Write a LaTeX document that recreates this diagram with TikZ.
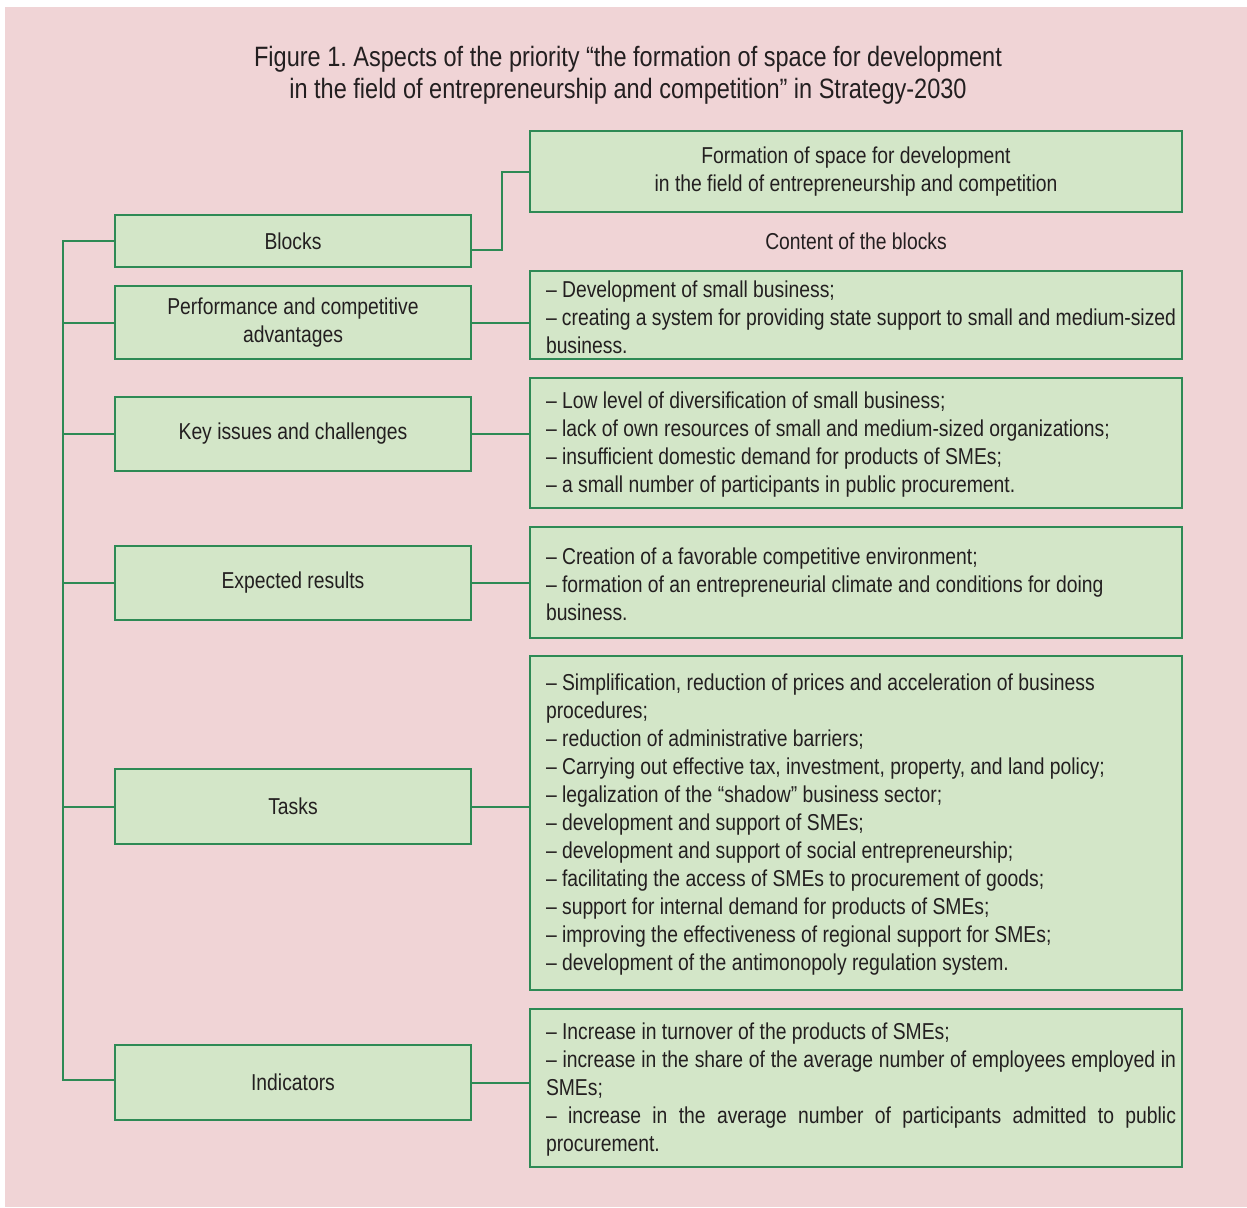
\documentclass[tikz,border=0pt]{standalone}
\usepackage{fontspec}
\setmainfont{Liberation Sans}[FakeStretch=0.84]
\frenchspacing
\definecolor{bgpink}{RGB}{240,212,214}
\definecolor{boxgreen}{RGB}{211,230,200}
\definecolor{linegreen}{RGB}{46,138,85}
\definecolor{txt}{RGB}{35,31,32}
\begin{document}
\begin{tikzpicture}[x=0.5pt,y=-0.5pt,
  every node/.style={text=txt, font=\fontsize{11.5}{14}\selectfont},
  lbox/.style={draw=linegreen, line width=1pt, fill=boxgreen, minimum width=178pt, inner sep=0pt, align=center},
  rbox/.style={draw=linegreen, line width=1pt, fill=boxgreen, minimum width=326pt, inner sep=0pt},
  rtext/.style={text width=315pt, align=justify, inner sep=0pt, yshift=-1pt, xshift=2.5pt},
  conn/.style={draw=linegreen, line width=1pt}]
\useasboundingbox (0,0) rectangle (1247,1207);
\fill[bgpink] (5,7) rectangle (1247,1207);

% title
\node[align=center, font=\fontsize{14}{16}\selectfont] (title) at (628,75)
 {Figure 1. Aspects of the priority “the formation of space for development\\
  in the field of entrepreneurship and competition” in Strategy-2030};

% left boxes
\node[lbox, minimum height=26pt]   (blocks) at (293,241) {Blocks};
\node[lbox, minimum height=36.5pt] (perf)   at (293,322.5) {Performance and competitive\\advantages};
\node[lbox, minimum height=37pt]   (key)    at (293,434) {Key issues and challenges};
\node[lbox, minimum height=37pt]   (exp)    at (293,583) {Expected results};
\node[lbox, minimum height=37.5pt] (tasks)  at (293,806.5) {Tasks};
\node[lbox, minimum height=37.5pt] (ind)    at (293,1082.5) {Indicators};

% right boxes
\node[rbox, minimum height=40.5pt, align=center] (form) at (856,171.5)
 {Formation of space for development\\in the field of entrepreneurship and competition};
\node (content) at (856,241) {Content of the blocks};

\node[rbox, minimum height=44pt] (c1) at (856,315) {};
\node[rtext] at (c1) {– Development of small business;\\
– creating a system for providing state support to small and medium-sized\linebreak
business.};

\node[rbox, minimum height=65pt] (c2) at (856,443) {};
\node[rtext] at (c2) {– Low level of diversification of small business;\\
– lack of own resources of small and medium-sized organizations;\\
– insufficient domestic demand for products of SMEs;\\
– a small number of participants in public procurement.};

\node[rbox, minimum height=55.5pt] (c3) at (856,582.5) {};
\node[rtext] at (c3) {– Creation of a favorable competitive environment;\\
– formation of an entrepreneurial climate and conditions for doing\\
business.};

\node[rbox, minimum height=167pt] (c4) at (856,823) {};
\node[rtext] at (c4) {– Simplification, reduction of prices and acceleration of business\\
procedures;\\
– reduction of administrative barriers;\\
– Carrying out effective tax, investment, property, and land policy;\\
– legalization of the “shadow” business sector;\\
– development and support of SMEs;\\
– development and support of social entrepreneurship;\\
– facilitating the access of SMEs to procurement of goods;\\
– support for internal demand for products of SMEs;\\
– improving the effectiveness of regional support for SMEs;\\
– development of the antimonopoly regulation system.};

\node[rbox, minimum height=79pt] (c5) at (856,1088) {};
\node[rtext] at (c5) {– Increase in turnover of the products of SMEs;\\
– increase in the share of the average number of employees employed in\linebreak
SMEs;\\
– increase in the average number of participants admitted to public\linebreak
procurement.};

% connectors
\coordinate (spineTop) at (63,241);
\coordinate (spineBot) at (63,1080);
\draw[conn] (blocks.west) -- (spineTop) -- (spineBot) -- (spineBot -| ind.west);
\draw[conn] (perf.west) -- (perf.west -| spineTop);
\draw[conn] (key.west) -- (key.west -| spineTop);
\draw[conn] (exp.west) -- (exp.west -| spineTop);
\draw[conn] (tasks.west) -- (tasks.west -| spineTop);
\coordinate (bk) at (502,250);
\draw[conn] (blocks.east |- bk) -- (bk) |- (form.west);
\draw[conn] (perf.east) -- (perf.east -| c1.west);
\draw[conn] (key.east) -- (key.east -| c2.west);
\draw[conn] (exp.east) -- (exp.east -| c3.west);
\draw[conn] (tasks.east) -- (tasks.east -| c4.west);
\draw[conn] (ind.east) -- (ind.east -| c5.west);
\end{tikzpicture}
\end{document}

══════

● **Exercise aim**: Every line above should be returned exactly; the pictures stay out.

● **Result of the task**:
Write a LaTeX document that recreates this diagram with TikZ.
\documentclass[tikz,border=0pt]{standalone}
\usepackage{fontspec}
\setmainfont{Liberation Sans}[FakeStretch=0.84]
\frenchspacing
\definecolor{bgpink}{RGB}{240,212,214}
\definecolor{boxgreen}{RGB}{211,230,200}
\definecolor{linegreen}{RGB}{46,138,85}
\definecolor{txt}{RGB}{35,31,32}
\begin{document}
\begin{tikzpicture}[x=0.5pt,y=-0.5pt,
  every node/.style={text=txt, font=\fontsize{11.5}{14}\selectfont},
  lbox/.style={draw=linegreen, line width=1pt, fill=boxgreen, minimum width=178pt, inner sep=0pt, align=center},
  rbox/.style={draw=linegreen, line width=1pt, fill=boxgreen, minimum width=326pt, inner sep=0pt},
  rtext/.style={text width=315pt, align=justify, inner sep=0pt, yshift=-1pt, xshift=2.5pt},
  conn/.style={draw=linegreen, line width=1pt}]
\useasboundingbox (0,0) rectangle (1247,1207);
\fill[bgpink] (5,7) rectangle (1247,1207);

% title
\node[align=center, font=\fontsize{14}{16}\selectfont] (title) at (628,75)
 {Figure 1. Aspects of the priority “the formation of space for development\\
  in the field of entrepreneurship and competition” in Strategy-2030};

% left boxes
\node[lbox, minimum height=26pt]   (blocks) at (293,241) {Blocks};
\node[lbox, minimum height=36.5pt] (perf)   at (293,322.5) {Performance and competitive\\advantages};
\node[lbox, minimum height=37pt]   (key)    at (293,434) {Key issues and challenges};
\node[lbox, minimum height=37pt]   (exp)    at (293,583) {Expected results};
\node[lbox, minimum height=37.5pt] (tasks)  at (293,806.5) {Tasks};
\node[lbox, minimum height=37.5pt] (ind)    at (293,1082.5) {Indicators};

% right boxes
\node[rbox, minimum height=40.5pt, align=center] (form) at (856,171.5)
 {Formation of space for development\\in the field of entrepreneurship and competition};
\node (content) at (856,241) {Content of the blocks};

\node[rbox, minimum height=44pt] (c1) at (856,315) {};
\node[rtext] at (c1) {– Development of small business;\\
– creating a system for providing state support to small and medium-sized\linebreak
business.};

\node[rbox, minimum height=65pt] (c2) at (856,443) {};
\node[rtext] at (c2) {– Low level of diversification of small business;\\
– lack of own resources of small and medium-sized organizations;\\
– insufficient domestic demand for products of SMEs;\\
– a small number of participants in public procurement.};

\node[rbox, minimum height=55.5pt] (c3) at (856,582.5) {};
\node[rtext] at (c3) {– Creation of a favorable competitive environment;\\
– formation of an entrepreneurial climate and conditions for doing\\
business.};

\node[rbox, minimum height=167pt] (c4) at (856,823) {};
\node[rtext] at (c4) {– Simplification, reduction of prices and acceleration of business\\
procedures;\\
– reduction of administrative barriers;\\
– Carrying out effective tax, investment, property, and land policy;\\
– legalization of the “shadow” business sector;\\
– development and support of SMEs;\\
– development and support of social entrepreneurship;\\
– facilitating the access of SMEs to procurement of goods;\\
– support for internal demand for products of SMEs;\\
– improving the effectiveness of regional support for SMEs;\\
– development of the antimonopoly regulation system.};

\node[rbox, minimum height=79pt] (c5) at (856,1088) {};
\node[rtext] at (c5) {– Increase in turnover of the products of SMEs;\\
– increase in the share of the average number of employees employed in\linebreak
SMEs;\\
– increase in the average number of participants admitted to public\linebreak
procurement.};

% connectors
\coordinate (spineTop) at (63,241);
\coordinate (spineBot) at (63,1080);
\draw[conn] (blocks.west) -- (spineTop) -- (spineBot) -- (spineBot -| ind.west);
\draw[conn] (perf.west) -- (perf.west -| spineTop);
\draw[conn] (key.west) -- (key.west -| spineTop);
\draw[conn] (exp.west) -- (exp.west -| spineTop);
\draw[conn] (tasks.west) -- (tasks.west -| spineTop);
\coordinate (bk) at (502,250);
\draw[conn] (blocks.east |- bk) -- (bk) |- (form.west);
\draw[conn] (perf.east) -- (perf.east -| c1.west);
\draw[conn] (key.east) -- (key.east -| c2.west);
\draw[conn] (exp.east) -- (exp.east -| c3.west);
\draw[conn] (tasks.east) -- (tasks.east -| c4.west);
\draw[conn] (ind.east) -- (ind.east -| c5.west);
\end{tikzpicture}
\end{document}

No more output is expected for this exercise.